В Эйзенштейне было умение уловить не только атмосферу и не только характер: все люди становились для него частью некоей космической мозаики, вроде каждый шел по своей орбите. И в этом смысле его путь был предопределен тысячами деталей среды, наследственности, эпохи.

Эйзенштейн проводил постоянные занятия с гиковцами и влиял, конечно, не только на учеников своих режиссеров, но и на студентов всех факультетов. Удивительна была его активная, деятельная любовь к искусству. Он погружался в древность, как бы проходя через нее к просторам будущего, где ему виделась победа неминуемая и обязательная.

Эйзенштейн слышал жизнь, а не только видел ее. Вот откуда такое необыкновенное содружество с Прокофьевым и такая удивительная музыкальность его фильмов.
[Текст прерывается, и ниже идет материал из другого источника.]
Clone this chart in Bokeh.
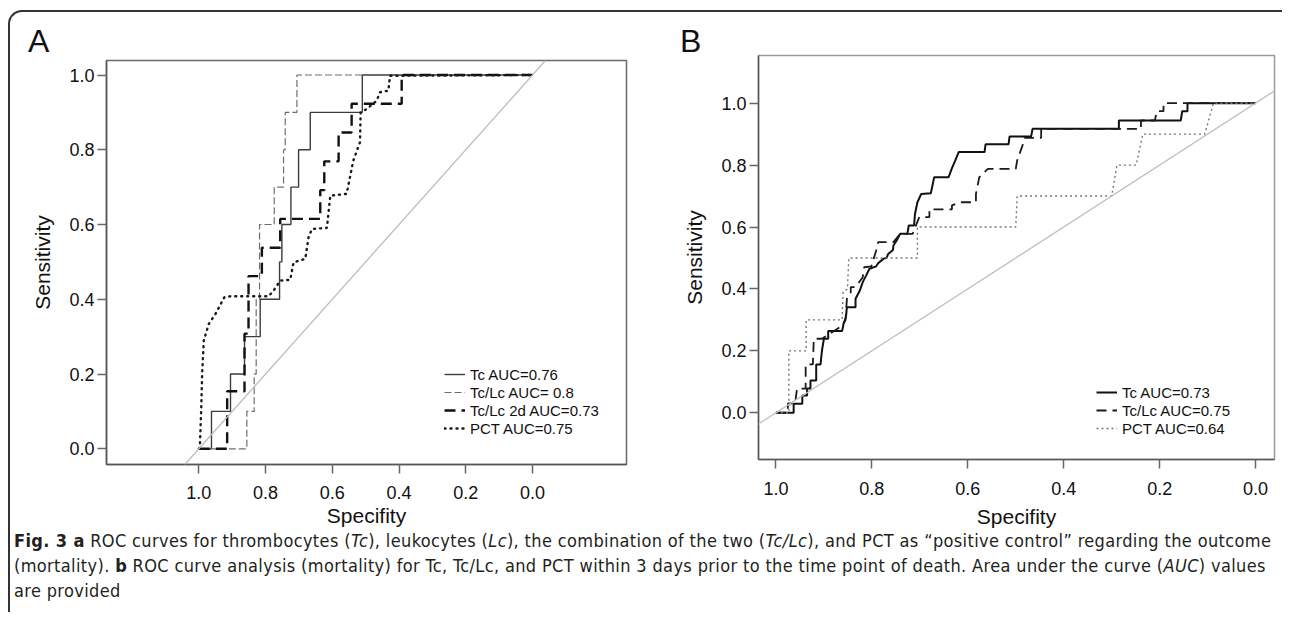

После войны многое изменилось в жизни. Страна залечивала раны и лихорадочно строила новое. Были сбоины на пути, были почти непереносимые трудности в стране, трудности в творческой дороге Сергея Михайловича. Много замыслов его осуществить не удалось. Некоторые из его рисунков стали грустны, темы их помрачнели. Очень интересна для меня серия его набросков к теме «Рошаль и рояль». В последние годы своей столь несвоевременно оборвавшейся жизни он создал ряд удивительно прозорливых и, я бы сказал, длящих традицию русской графики листов. Среди них, как мне кажется, особенно интересны гоголевские и щедринские.